** BEGIN Stored data **

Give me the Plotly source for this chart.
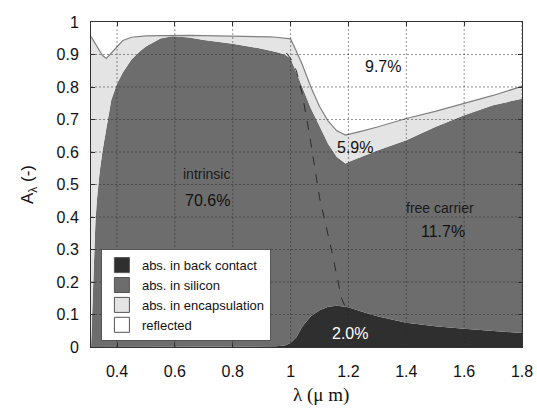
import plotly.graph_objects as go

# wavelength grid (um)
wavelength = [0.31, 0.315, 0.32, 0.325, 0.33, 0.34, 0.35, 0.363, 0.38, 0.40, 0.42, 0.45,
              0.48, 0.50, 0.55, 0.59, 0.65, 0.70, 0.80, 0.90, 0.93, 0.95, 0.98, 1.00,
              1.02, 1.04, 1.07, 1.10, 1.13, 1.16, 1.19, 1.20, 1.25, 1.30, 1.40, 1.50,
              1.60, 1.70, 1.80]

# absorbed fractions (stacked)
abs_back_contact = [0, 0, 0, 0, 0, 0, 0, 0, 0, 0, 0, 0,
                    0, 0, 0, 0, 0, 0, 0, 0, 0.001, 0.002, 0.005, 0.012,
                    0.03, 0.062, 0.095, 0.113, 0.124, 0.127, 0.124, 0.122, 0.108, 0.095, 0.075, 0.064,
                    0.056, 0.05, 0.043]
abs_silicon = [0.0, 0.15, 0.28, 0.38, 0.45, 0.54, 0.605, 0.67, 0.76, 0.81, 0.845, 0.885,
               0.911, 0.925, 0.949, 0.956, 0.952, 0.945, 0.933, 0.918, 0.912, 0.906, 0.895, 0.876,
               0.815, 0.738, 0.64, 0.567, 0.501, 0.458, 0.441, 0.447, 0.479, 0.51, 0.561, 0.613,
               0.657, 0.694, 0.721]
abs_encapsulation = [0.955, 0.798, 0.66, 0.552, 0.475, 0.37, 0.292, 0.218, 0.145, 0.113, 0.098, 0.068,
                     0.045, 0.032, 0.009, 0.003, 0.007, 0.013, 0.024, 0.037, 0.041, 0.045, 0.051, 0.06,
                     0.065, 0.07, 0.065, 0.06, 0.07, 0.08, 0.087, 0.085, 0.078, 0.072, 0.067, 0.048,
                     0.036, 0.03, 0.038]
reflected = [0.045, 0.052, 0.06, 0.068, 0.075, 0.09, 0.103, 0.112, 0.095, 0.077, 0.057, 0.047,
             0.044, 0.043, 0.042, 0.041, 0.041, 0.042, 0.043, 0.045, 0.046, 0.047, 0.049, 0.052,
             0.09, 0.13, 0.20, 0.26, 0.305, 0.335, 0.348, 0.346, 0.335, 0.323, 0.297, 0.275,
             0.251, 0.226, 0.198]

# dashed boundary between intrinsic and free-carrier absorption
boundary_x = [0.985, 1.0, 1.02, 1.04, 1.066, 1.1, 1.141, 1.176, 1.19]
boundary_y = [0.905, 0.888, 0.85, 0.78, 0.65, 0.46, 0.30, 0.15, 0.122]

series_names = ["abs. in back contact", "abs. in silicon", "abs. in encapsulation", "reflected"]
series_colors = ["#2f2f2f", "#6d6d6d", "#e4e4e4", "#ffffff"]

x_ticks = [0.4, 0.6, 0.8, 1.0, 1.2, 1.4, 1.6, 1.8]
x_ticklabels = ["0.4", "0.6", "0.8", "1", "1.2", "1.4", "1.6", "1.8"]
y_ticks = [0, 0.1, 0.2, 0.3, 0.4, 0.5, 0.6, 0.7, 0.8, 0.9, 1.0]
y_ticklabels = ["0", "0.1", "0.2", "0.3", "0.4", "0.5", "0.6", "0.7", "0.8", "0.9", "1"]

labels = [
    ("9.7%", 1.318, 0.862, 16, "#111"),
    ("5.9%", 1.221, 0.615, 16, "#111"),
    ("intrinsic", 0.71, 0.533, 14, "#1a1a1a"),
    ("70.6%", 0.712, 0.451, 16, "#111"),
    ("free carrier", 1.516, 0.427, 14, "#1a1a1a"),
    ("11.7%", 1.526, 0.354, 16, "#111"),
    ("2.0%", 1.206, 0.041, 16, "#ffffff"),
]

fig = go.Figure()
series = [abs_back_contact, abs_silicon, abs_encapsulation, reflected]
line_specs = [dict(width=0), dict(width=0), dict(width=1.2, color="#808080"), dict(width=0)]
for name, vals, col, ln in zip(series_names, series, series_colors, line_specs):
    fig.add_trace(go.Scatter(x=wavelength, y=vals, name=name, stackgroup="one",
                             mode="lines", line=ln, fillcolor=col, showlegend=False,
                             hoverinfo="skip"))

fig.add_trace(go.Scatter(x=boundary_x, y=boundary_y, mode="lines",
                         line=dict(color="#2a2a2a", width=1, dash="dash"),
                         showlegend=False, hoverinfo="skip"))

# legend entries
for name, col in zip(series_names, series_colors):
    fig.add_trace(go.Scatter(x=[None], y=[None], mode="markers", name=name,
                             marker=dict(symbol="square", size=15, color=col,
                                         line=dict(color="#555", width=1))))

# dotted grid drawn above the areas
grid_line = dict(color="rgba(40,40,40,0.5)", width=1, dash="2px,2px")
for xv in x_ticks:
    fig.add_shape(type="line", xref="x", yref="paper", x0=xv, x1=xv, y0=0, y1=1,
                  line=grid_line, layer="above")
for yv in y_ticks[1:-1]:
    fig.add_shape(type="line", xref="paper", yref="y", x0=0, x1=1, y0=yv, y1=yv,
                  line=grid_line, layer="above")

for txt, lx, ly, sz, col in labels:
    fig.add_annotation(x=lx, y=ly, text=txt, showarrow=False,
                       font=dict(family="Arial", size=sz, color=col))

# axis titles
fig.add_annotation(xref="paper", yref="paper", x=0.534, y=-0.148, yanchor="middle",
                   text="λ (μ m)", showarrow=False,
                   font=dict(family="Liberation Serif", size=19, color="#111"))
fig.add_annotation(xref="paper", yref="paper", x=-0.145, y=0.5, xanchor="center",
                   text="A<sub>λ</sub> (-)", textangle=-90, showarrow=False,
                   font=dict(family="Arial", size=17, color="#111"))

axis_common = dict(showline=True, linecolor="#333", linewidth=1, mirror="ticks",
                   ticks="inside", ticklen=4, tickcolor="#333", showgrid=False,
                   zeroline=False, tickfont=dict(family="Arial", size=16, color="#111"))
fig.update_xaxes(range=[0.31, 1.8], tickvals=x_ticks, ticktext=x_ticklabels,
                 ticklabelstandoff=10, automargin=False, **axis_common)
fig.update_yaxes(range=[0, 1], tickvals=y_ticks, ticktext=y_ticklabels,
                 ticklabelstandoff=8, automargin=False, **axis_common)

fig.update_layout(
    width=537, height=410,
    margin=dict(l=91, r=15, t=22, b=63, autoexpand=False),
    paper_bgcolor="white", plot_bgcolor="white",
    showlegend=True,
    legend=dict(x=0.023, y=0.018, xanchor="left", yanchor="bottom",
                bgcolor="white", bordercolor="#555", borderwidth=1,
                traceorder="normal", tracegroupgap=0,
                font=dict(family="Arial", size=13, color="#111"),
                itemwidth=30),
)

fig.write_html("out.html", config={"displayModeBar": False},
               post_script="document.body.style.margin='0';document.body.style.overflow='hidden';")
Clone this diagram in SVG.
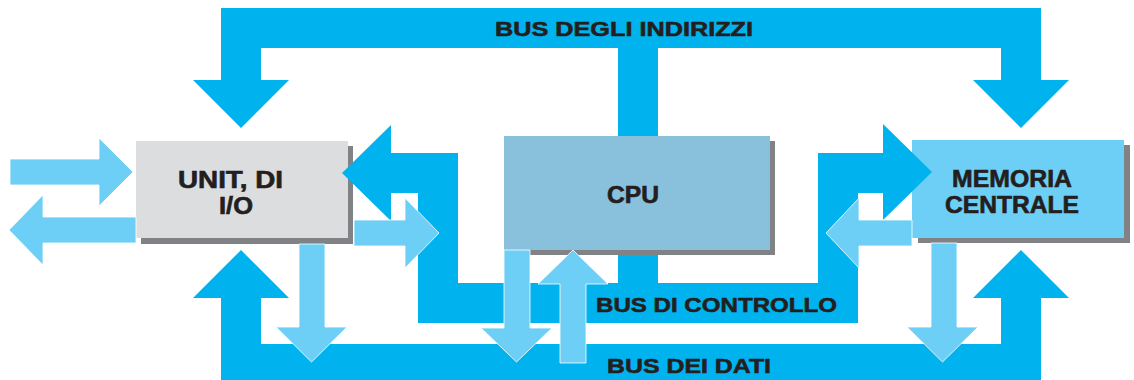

** END Stored data **

[Task prompt]: Write out exactly the opening lines of the data, stopping after the line that holds "1.60, 1.70, 1.80]". Exclude pictures.

[Response below]:
Give me the Plotly source for this chart.
import plotly.graph_objects as go

# wavelength grid (um)
wavelength = [0.31, 0.315, 0.32, 0.325, 0.33, 0.34, 0.35, 0.363, 0.38, 0.40, 0.42, 0.45,
              0.48, 0.50, 0.55, 0.59, 0.65, 0.70, 0.80, 0.90, 0.93, 0.95, 0.98, 1.00,
              1.02, 1.04, 1.07, 1.10, 1.13, 1.16, 1.19, 1.20, 1.25, 1.30, 1.40, 1.50,
              1.60, 1.70, 1.80]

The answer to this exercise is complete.